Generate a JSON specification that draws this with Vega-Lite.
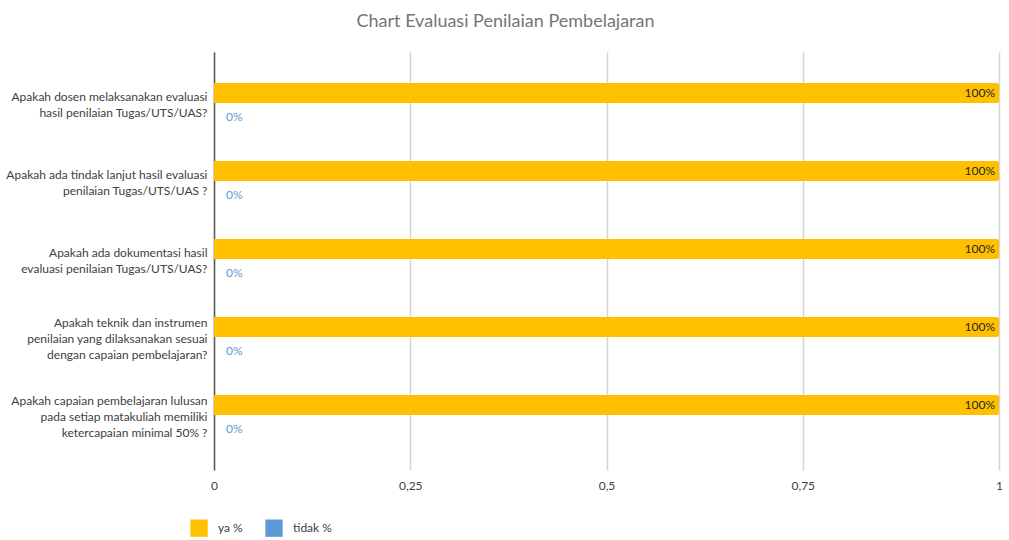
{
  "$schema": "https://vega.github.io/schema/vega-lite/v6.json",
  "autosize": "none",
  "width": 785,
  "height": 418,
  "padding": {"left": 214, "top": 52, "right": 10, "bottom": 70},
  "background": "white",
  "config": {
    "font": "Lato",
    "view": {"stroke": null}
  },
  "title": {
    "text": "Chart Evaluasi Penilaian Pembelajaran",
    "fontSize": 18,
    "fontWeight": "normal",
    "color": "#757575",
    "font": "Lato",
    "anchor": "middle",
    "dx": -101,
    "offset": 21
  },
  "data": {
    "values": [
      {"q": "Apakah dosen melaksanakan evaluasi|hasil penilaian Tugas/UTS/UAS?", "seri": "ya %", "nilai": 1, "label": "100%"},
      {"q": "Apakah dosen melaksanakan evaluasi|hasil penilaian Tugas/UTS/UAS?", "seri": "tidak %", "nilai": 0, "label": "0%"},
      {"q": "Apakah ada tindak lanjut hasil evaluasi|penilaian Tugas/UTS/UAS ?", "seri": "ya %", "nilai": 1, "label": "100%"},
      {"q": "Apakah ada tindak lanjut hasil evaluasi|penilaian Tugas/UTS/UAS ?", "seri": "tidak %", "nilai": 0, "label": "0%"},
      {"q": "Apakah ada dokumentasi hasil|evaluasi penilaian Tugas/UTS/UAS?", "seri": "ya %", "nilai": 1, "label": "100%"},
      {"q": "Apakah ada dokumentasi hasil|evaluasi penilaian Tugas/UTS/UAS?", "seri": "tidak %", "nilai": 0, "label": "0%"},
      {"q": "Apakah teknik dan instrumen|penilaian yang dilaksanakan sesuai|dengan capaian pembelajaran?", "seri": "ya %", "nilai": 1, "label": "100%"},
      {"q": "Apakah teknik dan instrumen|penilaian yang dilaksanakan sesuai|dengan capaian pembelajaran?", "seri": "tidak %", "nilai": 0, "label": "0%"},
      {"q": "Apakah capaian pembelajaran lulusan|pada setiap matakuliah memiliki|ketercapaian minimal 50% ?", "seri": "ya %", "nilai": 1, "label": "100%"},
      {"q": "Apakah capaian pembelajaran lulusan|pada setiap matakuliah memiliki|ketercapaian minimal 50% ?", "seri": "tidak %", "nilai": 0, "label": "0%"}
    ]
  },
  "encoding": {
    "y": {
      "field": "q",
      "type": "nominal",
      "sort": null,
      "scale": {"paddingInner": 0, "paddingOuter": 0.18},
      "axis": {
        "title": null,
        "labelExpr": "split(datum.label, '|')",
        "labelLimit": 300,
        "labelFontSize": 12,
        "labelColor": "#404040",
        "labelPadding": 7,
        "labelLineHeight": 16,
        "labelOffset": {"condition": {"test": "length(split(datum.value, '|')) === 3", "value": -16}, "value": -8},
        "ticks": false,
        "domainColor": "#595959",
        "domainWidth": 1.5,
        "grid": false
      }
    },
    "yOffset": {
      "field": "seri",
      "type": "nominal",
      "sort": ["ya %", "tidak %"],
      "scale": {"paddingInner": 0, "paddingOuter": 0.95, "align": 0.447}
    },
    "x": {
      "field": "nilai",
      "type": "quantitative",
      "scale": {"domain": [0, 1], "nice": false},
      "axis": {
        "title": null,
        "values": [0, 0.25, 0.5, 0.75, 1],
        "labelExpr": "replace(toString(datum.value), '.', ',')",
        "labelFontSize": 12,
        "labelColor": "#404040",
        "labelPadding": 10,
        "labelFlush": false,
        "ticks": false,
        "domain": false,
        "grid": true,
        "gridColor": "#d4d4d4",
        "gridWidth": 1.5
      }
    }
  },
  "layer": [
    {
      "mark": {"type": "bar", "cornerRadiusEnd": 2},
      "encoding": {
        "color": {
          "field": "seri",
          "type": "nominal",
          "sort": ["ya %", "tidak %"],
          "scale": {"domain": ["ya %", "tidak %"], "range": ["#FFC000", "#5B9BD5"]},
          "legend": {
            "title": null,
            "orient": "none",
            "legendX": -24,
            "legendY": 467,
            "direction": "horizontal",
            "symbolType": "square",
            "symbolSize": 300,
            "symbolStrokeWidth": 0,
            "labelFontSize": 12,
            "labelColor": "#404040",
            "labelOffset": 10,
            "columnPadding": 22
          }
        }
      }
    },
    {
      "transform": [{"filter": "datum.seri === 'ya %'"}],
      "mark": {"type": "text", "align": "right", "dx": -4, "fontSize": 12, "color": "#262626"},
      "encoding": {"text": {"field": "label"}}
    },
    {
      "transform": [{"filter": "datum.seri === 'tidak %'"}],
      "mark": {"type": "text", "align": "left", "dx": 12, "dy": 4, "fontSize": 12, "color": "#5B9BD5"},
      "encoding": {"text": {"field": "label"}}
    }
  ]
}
***
- [TASK DIRECTIONS]
Repeat all of the data above word for word, minus the pictures.

- [RESULT BELOW]
Generate a JSON specification that draws this with Vega-Lite.
{
  "$schema": "https://vega.github.io/schema/vega-lite/v6.json",
  "autosize": "none",
  "width": 785,
  "height": 418,
  "padding": {"left": 214, "top": 52, "right": 10, "bottom": 70},
  "background": "white",
  "config": {
    "font": "Lato",
    "view": {"stroke": null}
  },
  "title": {
    "text": "Chart Evaluasi Penilaian Pembelajaran",
    "fontSize": 18,
    "fontWeight": "normal",
    "color": "#757575",
    "font": "Lato",
    "anchor": "middle",
    "dx": -101,
    "offset": 21
  },
  "data": {
    "values": [
      {"q": "Apakah dosen melaksanakan evaluasi|hasil penilaian Tugas/UTS/UAS?", "seri": "ya %", "nilai": 1, "label": "100%"},
      {"q": "Apakah dosen melaksanakan evaluasi|hasil penilaian Tugas/UTS/UAS?", "seri": "tidak %", "nilai": 0, "label": "0%"},
      {"q": "Apakah ada tindak lanjut hasil evaluasi|penilaian Tugas/UTS/UAS ?", "seri": "ya %", "nilai": 1, "label": "100%"},
      {"q": "Apakah ada tindak lanjut hasil evaluasi|penilaian Tugas/UTS/UAS ?", "seri": "tidak %", "nilai": 0, "label": "0%"},
      {"q": "Apakah ada dokumentasi hasil|evaluasi penilaian Tugas/UTS/UAS?", "seri": "ya %", "nilai": 1, "label": "100%"},
      {"q": "Apakah ada dokumentasi hasil|evaluasi penilaian Tugas/UTS/UAS?", "seri": "tidak %", "nilai": 0, "label": "0%"},
      {"q": "Apakah teknik dan instrumen|penilaian yang dilaksanakan sesuai|dengan capaian pembelajaran?", "seri": "ya %", "nilai": 1, "label": "100%"},
      {"q": "Apakah teknik dan instrumen|penilaian yang dilaksanakan sesuai|dengan capaian pembelajaran?", "seri": "tidak %", "nilai": 0, "label": "0%"},
      {"q": "Apakah capaian pembelajaran lulusan|pada setiap matakuliah memiliki|ketercapaian minimal 50% ?", "seri": "ya %", "nilai": 1, "label": "100%"},
      {"q": "Apakah capaian pembelajaran lulusan|pada setiap matakuliah memiliki|ketercapaian minimal 50% ?", "seri": "tidak %", "nilai": 0, "label": "0%"}
    ]
  },
  "encoding": {
    "y": {
      "field": "q",
      "type": "nominal",
      "sort": null,
      "scale": {"paddingInner": 0, "paddingOuter": 0.18},
      "axis": {
        "title": null,
        "labelExpr": "split(datum.label, '|')",
        "labelLimit": 300,
        "labelFontSize": 12,
        "labelColor": "#404040",
        "labelPadding": 7,
        "labelLineHeight": 16,
        "labelOffset": {"condition": {"test": "length(split(datum.value, '|')) === 3", "value": -16}, "value": -8},
        "ticks": false,
        "domainColor": "#595959",
        "domainWidth": 1.5,
        "grid": false
      }
    },
    "yOffset": {
      "field": "seri",
      "type": "nominal",
      "sort": ["ya %", "tidak %"],
      "scale": {"paddingInner": 0, "paddingOuter": 0.95, "align": 0.447}
    },
    "x": {
      "field": "nilai",
      "type": "quantitative",
      "scale": {"domain": [0, 1], "nice": false},
      "axis": {
        "title": null,
        "values": [0, 0.25, 0.5, 0.75, 1],
        "labelExpr": "replace(toString(datum.value), '.', ',')",
        "labelFontSize": 12,
        "labelColor": "#404040",
        "labelPadding": 10,
        "labelFlush": false,
        "ticks": false,
        "domain": false,
        "grid": true,
        "gridColor": "#d4d4d4",
        "gridWidth": 1.5
      }
    }
  },
  "layer": [
    {
      "mark": {"type": "bar", "cornerRadiusEnd": 2},
      "encoding": {
        "color": {
          "field": "seri",
          "type": "nominal",
          "sort": ["ya %", "tidak %"],
          "scale": {"domain": ["ya %", "tidak %"], "range": ["#FFC000", "#5B9BD5"]},
          "legend": {
            "title": null,
            "orient": "none",
            "legendX": -24,
            "legendY": 467,
            "direction": "horizontal",
            "symbolType": "square",
            "symbolSize": 300,
            "symbolStrokeWidth": 0,
            "labelFontSize": 12,
            "labelColor": "#404040",
            "labelOffset": 10,
            "columnPadding": 22
          }
        }
      }
    },
    {
      "transform": [{"filter": "datum.seri === 'ya %'"}],
      "mark": {"type": "text", "align": "right", "dx": -4, "fontSize": 12, "color": "#262626"},
      "encoding": {"text": {"field": "label"}}
    },
    {
      "transform": [{"filter": "datum.seri === 'tidak %'"}],
      "mark": {"type": "text", "align": "left", "dx": 12, "dy": 4, "fontSize": 12, "color": "#5B9BD5"},
      "encoding": {"text": {"field": "label"}}
    }
  ]
}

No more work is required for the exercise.